== Short problem ==
Extract the listing in its entirety, keeping each line identical to the original.

== Given material ==
▬▬▬▬▬▬

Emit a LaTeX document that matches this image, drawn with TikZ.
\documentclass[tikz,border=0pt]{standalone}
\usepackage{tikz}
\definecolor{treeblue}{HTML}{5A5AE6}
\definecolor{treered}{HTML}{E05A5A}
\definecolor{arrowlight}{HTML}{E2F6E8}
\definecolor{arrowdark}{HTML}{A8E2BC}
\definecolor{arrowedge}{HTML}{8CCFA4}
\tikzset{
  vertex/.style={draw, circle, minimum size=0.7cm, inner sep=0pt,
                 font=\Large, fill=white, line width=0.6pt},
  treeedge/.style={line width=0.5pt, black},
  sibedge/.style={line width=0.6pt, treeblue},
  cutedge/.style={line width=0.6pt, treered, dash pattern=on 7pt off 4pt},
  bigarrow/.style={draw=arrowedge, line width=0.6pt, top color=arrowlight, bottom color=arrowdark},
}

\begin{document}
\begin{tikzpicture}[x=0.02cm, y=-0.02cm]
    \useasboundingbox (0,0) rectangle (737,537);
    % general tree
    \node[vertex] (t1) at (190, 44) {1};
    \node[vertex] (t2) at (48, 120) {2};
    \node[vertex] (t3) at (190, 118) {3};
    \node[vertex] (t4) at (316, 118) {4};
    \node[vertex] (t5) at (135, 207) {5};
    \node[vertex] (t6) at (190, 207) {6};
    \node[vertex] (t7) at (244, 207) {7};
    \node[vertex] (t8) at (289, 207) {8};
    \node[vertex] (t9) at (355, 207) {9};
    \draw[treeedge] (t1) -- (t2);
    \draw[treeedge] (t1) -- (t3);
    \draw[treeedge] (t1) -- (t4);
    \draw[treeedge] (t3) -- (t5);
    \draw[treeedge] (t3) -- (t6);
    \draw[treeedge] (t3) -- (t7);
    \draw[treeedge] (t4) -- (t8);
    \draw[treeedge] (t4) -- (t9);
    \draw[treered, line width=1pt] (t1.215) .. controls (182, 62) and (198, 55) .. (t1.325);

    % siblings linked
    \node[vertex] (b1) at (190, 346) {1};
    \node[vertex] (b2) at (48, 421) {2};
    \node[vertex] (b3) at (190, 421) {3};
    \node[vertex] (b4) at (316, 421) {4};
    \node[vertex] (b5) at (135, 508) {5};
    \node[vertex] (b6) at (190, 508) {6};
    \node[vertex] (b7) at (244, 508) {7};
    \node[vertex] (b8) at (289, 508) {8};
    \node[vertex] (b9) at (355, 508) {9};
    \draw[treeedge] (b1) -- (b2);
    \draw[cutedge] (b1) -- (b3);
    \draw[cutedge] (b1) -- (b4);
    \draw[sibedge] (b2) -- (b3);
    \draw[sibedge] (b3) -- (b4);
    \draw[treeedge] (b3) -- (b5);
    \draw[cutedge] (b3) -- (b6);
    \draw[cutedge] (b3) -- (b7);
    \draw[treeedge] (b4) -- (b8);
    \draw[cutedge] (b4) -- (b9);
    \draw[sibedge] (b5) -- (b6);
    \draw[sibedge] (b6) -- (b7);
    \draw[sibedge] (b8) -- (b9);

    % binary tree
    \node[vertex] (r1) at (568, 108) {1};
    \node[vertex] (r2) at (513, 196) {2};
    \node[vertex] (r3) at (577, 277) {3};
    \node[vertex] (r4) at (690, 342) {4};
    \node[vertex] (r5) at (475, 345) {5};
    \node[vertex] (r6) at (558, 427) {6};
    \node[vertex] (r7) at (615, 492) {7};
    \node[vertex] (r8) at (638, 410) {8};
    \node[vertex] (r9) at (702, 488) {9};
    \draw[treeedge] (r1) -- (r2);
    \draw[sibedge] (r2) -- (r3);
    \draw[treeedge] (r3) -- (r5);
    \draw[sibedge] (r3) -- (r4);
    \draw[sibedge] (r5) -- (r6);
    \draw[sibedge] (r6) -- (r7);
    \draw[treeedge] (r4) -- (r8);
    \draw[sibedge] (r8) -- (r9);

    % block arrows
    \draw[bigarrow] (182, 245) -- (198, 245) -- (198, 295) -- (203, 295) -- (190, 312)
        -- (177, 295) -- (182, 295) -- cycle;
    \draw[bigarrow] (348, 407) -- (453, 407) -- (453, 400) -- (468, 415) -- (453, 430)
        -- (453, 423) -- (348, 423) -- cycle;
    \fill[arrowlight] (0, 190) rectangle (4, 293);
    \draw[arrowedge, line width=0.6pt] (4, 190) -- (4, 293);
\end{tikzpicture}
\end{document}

▬▬▬▬▬▬

== Task result ==
Emit a LaTeX document that matches this image, drawn with TikZ.
\documentclass[tikz,border=0pt]{standalone}
\usepackage{tikz}
\definecolor{treeblue}{HTML}{5A5AE6}
\definecolor{treered}{HTML}{E05A5A}
\definecolor{arrowlight}{HTML}{E2F6E8}
\definecolor{arrowdark}{HTML}{A8E2BC}
\definecolor{arrowedge}{HTML}{8CCFA4}
\tikzset{
  vertex/.style={draw, circle, minimum size=0.7cm, inner sep=0pt,
                 font=\Large, fill=white, line width=0.6pt},
  treeedge/.style={line width=0.5pt, black},
  sibedge/.style={line width=0.6pt, treeblue},
  cutedge/.style={line width=0.6pt, treered, dash pattern=on 7pt off 4pt},
  bigarrow/.style={draw=arrowedge, line width=0.6pt, top color=arrowlight, bottom color=arrowdark},
}

\begin{document}
\begin{tikzpicture}[x=0.02cm, y=-0.02cm]
    \useasboundingbox (0,0) rectangle (737,537);
    % general tree
    \node[vertex] (t1) at (190, 44) {1};
    \node[vertex] (t2) at (48, 120) {2};
    \node[vertex] (t3) at (190, 118) {3};
    \node[vertex] (t4) at (316, 118) {4};
    \node[vertex] (t5) at (135, 207) {5};
    \node[vertex] (t6) at (190, 207) {6};
    \node[vertex] (t7) at (244, 207) {7};
    \node[vertex] (t8) at (289, 207) {8};
    \node[vertex] (t9) at (355, 207) {9};
    \draw[treeedge] (t1) -- (t2);
    \draw[treeedge] (t1) -- (t3);
    \draw[treeedge] (t1) -- (t4);
    \draw[treeedge] (t3) -- (t5);
    \draw[treeedge] (t3) -- (t6);
    \draw[treeedge] (t3) -- (t7);
    \draw[treeedge] (t4) -- (t8);
    \draw[treeedge] (t4) -- (t9);
    \draw[treered, line width=1pt] (t1.215) .. controls (182, 62) and (198, 55) .. (t1.325);

    % siblings linked
    \node[vertex] (b1) at (190, 346) {1};
    \node[vertex] (b2) at (48, 421) {2};
    \node[vertex] (b3) at (190, 421) {3};
    \node[vertex] (b4) at (316, 421) {4};
    \node[vertex] (b5) at (135, 508) {5};
    \node[vertex] (b6) at (190, 508) {6};
    \node[vertex] (b7) at (244, 508) {7};
    \node[vertex] (b8) at (289, 508) {8};
    \node[vertex] (b9) at (355, 508) {9};
    \draw[treeedge] (b1) -- (b2);
    \draw[cutedge] (b1) -- (b3);
    \draw[cutedge] (b1) -- (b4);
    \draw[sibedge] (b2) -- (b3);
    \draw[sibedge] (b3) -- (b4);
    \draw[treeedge] (b3) -- (b5);
    \draw[cutedge] (b3) -- (b6);
    \draw[cutedge] (b3) -- (b7);
    \draw[treeedge] (b4) -- (b8);
    \draw[cutedge] (b4) -- (b9);
    \draw[sibedge] (b5) -- (b6);
    \draw[sibedge] (b6) -- (b7);
    \draw[sibedge] (b8) -- (b9);

    % binary tree
    \node[vertex] (r1) at (568, 108) {1};
    \node[vertex] (r2) at (513, 196) {2};
    \node[vertex] (r3) at (577, 277) {3};
    \node[vertex] (r4) at (690, 342) {4};
    \node[vertex] (r5) at (475, 345) {5};
    \node[vertex] (r6) at (558, 427) {6};
    \node[vertex] (r7) at (615, 492) {7};
    \node[vertex] (r8) at (638, 410) {8};
    \node[vertex] (r9) at (702, 488) {9};
    \draw[treeedge] (r1) -- (r2);
    \draw[sibedge] (r2) -- (r3);
    \draw[treeedge] (r3) -- (r5);
    \draw[sibedge] (r3) -- (r4);
    \draw[sibedge] (r5) -- (r6);
    \draw[sibedge] (r6) -- (r7);
    \draw[treeedge] (r4) -- (r8);
    \draw[sibedge] (r8) -- (r9);

    % block arrows
    \draw[bigarrow] (182, 245) -- (198, 245) -- (198, 295) -- (203, 295) -- (190, 312)
        -- (177, 295) -- (182, 295) -- cycle;
    \draw[bigarrow] (348, 407) -- (453, 407) -- (453, 400) -- (468, 415) -- (453, 430)
        -- (453, 423) -- (348, 423) -- cycle;
    \fill[arrowlight] (0, 190) rectangle (4, 293);
    \draw[arrowedge, line width=0.6pt] (4, 190) -- (4, 293);
\end{tikzpicture}
\end{document}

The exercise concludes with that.